Usually I would say I am a positive person who always looks on the bright side, but we are now in February and I am struggling to do just that. I don’t know if its the weather, the near constant rain, the grey skies, big changes that I know are around the corner, the leak that has appeared in the roof, the tap that decided to break in the kitchen at midnight, the husband breaking the tiled box that boxes in the pipes in the bathroom ……
The list could go on believe me !
Most of the above has happened in the last week and it seems that as we get one thing sorted something else comes up.
I am having to rely on my little business more and more. where before I didn’t worry about how many sales I made I just loved making things and running my little Etsy shop, I still do and now I realise that it has got to the stage where I am at the a crossroads with it. I have got to the point where I know for sure it can work but am I braver enough to put myself out there ? Can I give it the time it needs to grow ? Do I have the time it needs to grow or even the finances ?
I tell my children to face things straight on, to be positive, look on the bright side, be happy, take a risk, be brave, everything will be alright, that they are safe and loved, if they work hard their dreams will come true, there is always a silver lining to every cloud, be kind.

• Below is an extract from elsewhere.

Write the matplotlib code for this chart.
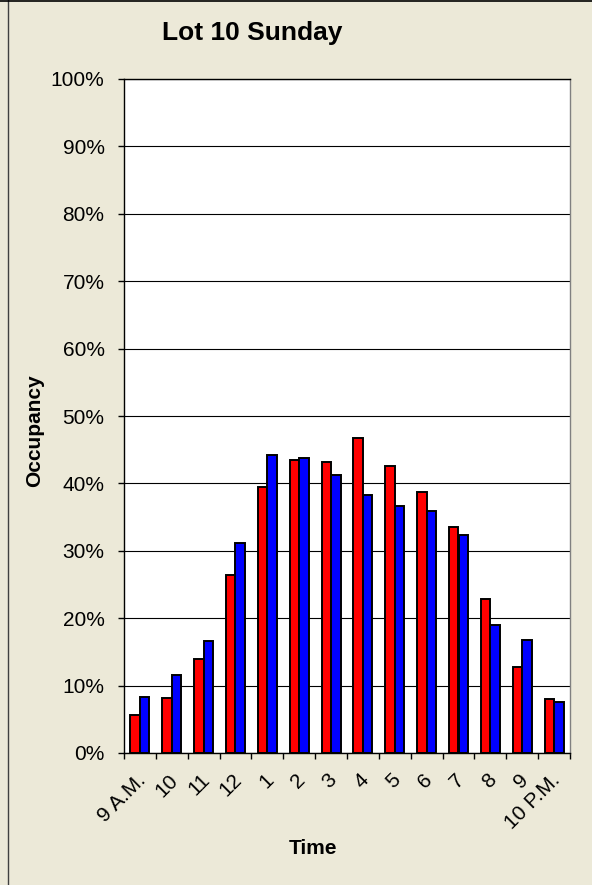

So why am I finding some of the above a struggle ?
I need to be BRAVE but somewhere along the way I have forgotten how to ?
But by Spring things, out of my control, will have changed and I am going to have to face them head on and I will, I really, really will and everything will seem better when the sun shines but for the time being these daffodils will be my little bit of sunshine.
This isn’t the post I intended to write as I usually don’t go down the personal route, but somehow writing it has helped as it has put things into perspective and I already feel a little braver !
Now lets see if I can be brave enough to press the publish button ……. after all I can always press delete.